YOUR INSTRUCTIONS =
Extract exactly the lines from the top of the records through the line containing "const FS = 22;", and keep pictures out of the copy.
─── AVAILABLE DATA
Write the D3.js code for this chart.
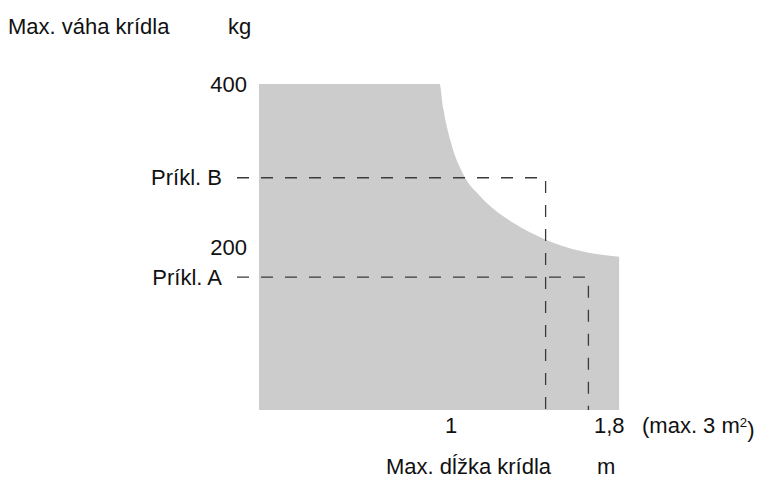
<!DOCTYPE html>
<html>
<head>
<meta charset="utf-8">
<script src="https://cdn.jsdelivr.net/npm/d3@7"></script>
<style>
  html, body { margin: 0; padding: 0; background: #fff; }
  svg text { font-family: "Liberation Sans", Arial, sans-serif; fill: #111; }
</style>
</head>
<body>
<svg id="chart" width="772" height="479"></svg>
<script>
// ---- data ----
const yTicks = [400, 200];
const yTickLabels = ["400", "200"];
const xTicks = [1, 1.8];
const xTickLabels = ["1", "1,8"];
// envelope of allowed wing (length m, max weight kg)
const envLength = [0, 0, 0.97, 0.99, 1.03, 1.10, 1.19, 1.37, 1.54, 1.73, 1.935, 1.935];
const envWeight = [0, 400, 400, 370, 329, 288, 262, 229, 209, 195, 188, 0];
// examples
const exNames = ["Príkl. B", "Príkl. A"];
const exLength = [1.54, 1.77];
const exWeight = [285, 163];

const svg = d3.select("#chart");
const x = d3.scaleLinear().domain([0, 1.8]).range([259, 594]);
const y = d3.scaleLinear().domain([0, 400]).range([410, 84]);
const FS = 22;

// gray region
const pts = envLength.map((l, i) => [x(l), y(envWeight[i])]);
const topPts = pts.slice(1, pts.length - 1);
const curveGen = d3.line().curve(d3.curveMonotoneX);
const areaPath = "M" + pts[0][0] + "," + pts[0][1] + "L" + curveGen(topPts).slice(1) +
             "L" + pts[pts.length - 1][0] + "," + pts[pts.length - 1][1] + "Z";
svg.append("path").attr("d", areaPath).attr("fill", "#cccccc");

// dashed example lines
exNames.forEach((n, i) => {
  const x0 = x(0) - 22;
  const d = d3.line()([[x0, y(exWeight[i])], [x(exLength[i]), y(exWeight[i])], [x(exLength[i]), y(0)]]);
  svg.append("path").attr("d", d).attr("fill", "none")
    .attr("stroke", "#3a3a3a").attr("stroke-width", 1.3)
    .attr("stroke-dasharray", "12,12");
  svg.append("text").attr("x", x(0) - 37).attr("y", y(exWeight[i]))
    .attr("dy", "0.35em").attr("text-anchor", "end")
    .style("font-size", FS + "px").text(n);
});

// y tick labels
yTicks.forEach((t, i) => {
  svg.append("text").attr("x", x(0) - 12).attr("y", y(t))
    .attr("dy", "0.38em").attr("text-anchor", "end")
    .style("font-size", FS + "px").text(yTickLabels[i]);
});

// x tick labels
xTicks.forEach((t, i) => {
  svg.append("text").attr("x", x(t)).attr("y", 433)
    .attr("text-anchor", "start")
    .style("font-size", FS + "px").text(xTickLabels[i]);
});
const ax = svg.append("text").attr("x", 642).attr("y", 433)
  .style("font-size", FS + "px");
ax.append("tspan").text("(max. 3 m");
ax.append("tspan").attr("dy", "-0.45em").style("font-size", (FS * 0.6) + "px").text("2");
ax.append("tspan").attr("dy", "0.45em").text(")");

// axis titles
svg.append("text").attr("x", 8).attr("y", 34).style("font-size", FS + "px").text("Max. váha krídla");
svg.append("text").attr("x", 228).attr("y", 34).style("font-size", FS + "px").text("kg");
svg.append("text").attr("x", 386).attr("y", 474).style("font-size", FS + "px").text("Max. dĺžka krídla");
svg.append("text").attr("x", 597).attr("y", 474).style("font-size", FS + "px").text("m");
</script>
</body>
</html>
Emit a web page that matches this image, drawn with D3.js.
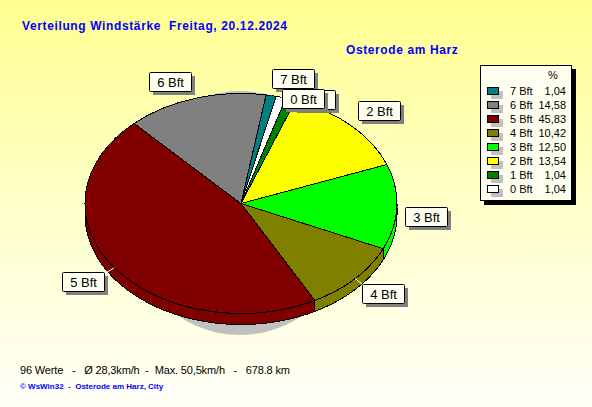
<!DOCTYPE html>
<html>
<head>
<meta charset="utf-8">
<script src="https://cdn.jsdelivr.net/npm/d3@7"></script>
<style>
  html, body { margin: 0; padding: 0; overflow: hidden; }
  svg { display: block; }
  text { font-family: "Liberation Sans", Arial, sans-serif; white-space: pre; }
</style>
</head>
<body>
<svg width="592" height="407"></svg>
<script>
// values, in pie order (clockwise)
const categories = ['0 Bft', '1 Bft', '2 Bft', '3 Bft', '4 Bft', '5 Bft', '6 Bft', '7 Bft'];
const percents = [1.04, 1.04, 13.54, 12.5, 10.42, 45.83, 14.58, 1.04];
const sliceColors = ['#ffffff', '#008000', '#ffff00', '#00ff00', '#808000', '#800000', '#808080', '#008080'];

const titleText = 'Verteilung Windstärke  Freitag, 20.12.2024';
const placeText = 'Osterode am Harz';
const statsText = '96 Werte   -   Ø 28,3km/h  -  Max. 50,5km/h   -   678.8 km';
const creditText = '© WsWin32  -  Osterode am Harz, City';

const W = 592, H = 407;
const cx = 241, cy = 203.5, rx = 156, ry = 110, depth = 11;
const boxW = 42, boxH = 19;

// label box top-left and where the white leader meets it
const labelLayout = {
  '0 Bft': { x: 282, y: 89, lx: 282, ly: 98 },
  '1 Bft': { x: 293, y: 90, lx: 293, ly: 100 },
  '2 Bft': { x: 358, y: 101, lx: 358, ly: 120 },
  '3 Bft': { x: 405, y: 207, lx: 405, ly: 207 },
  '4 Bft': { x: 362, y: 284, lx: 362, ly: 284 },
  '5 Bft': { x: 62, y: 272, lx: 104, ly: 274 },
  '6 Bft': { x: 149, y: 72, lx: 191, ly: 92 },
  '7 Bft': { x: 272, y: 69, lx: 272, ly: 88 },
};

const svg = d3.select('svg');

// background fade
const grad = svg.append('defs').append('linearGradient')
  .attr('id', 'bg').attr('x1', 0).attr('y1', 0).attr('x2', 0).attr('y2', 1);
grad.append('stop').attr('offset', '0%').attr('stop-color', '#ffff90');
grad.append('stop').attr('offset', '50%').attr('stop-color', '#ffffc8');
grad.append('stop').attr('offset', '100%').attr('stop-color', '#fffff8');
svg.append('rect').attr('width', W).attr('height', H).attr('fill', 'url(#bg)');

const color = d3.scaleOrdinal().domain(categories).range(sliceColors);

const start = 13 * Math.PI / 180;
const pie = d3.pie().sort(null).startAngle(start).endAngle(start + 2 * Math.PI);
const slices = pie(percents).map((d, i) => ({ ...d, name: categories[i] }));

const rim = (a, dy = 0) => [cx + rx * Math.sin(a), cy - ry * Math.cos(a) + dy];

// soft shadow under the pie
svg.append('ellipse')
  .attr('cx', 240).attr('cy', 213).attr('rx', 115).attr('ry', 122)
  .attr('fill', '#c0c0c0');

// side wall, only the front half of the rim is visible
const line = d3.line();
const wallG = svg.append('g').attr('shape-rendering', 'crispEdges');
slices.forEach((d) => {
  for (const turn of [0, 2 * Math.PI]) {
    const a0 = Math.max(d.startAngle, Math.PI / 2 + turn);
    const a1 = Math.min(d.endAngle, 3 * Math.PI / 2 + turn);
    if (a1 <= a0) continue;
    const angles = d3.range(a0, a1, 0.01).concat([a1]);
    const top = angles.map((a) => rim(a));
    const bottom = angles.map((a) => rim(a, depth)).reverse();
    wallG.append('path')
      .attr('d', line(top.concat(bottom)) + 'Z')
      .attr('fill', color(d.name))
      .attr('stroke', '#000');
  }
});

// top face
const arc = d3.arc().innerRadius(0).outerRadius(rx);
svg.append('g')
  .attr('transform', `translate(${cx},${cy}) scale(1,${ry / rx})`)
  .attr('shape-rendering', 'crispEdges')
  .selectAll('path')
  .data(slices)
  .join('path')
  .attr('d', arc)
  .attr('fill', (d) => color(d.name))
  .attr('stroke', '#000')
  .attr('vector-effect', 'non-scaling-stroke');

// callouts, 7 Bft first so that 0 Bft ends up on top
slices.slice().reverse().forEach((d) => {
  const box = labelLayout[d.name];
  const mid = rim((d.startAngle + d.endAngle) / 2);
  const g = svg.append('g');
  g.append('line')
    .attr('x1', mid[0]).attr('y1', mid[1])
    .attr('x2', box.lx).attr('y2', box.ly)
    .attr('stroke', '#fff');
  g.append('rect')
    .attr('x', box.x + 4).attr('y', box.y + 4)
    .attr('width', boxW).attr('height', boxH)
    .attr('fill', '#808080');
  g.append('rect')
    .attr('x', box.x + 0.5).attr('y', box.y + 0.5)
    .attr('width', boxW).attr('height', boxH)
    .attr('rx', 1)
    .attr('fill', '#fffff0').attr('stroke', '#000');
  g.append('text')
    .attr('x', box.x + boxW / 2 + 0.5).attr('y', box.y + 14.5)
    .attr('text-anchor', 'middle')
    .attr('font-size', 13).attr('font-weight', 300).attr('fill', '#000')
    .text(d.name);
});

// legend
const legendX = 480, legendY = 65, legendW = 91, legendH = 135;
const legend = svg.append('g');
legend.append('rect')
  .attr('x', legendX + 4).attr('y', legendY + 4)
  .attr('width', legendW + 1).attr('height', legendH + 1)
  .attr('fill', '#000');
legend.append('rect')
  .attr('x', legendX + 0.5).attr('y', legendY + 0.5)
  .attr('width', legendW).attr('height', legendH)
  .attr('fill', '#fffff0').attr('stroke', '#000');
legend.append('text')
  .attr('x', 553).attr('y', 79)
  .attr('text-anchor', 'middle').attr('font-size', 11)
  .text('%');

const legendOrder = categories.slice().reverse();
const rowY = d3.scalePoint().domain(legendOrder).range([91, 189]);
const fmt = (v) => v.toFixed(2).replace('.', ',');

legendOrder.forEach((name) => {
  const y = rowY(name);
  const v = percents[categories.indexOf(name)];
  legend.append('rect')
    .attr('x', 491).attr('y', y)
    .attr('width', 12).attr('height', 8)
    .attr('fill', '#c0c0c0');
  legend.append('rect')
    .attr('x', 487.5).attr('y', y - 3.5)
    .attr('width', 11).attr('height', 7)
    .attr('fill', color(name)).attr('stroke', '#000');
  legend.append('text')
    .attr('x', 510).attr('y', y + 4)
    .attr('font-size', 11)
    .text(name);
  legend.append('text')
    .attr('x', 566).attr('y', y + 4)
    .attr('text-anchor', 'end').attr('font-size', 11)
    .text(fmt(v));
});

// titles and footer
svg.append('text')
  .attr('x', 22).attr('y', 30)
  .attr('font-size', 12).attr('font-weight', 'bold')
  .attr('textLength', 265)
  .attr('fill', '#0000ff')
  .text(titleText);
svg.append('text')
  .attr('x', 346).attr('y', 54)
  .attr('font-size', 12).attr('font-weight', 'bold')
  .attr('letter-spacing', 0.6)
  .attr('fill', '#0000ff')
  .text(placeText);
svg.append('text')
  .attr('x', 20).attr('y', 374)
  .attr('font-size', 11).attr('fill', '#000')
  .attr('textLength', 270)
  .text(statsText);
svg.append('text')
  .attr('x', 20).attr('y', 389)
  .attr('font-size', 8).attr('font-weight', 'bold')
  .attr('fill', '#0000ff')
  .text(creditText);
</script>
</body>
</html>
──────
EXERCISE ANSWER =
Write the D3.js code for this chart.
<!DOCTYPE html>
<html>
<head>
<meta charset="utf-8">
<script src="https://cdn.jsdelivr.net/npm/d3@7"></script>
<style>
  html, body { margin: 0; padding: 0; background: #fff; }
  svg text { font-family: "Liberation Sans", Arial, sans-serif; fill: #111; }
</style>
</head>
<body>
<svg id="chart" width="772" height="479"></svg>
<script>
// ---- data ----
const yTicks = [400, 200];
const yTickLabels = ["400", "200"];
const xTicks = [1, 1.8];
const xTickLabels = ["1", "1,8"];
// envelope of allowed wing (length m, max weight kg)
const envLength = [0, 0, 0.97, 0.99, 1.03, 1.10, 1.19, 1.37, 1.54, 1.73, 1.935, 1.935];
const envWeight = [0, 400, 400, 370, 329, 288, 262, 229, 209, 195, 188, 0];
// examples
const exNames = ["Príkl. B", "Príkl. A"];
const exLength = [1.54, 1.77];
const exWeight = [285, 163];

const svg = d3.select("#chart");
const x = d3.scaleLinear().domain([0, 1.8]).range([259, 594]);
const y = d3.scaleLinear().domain([0, 400]).range([410, 84]);
const FS = 22;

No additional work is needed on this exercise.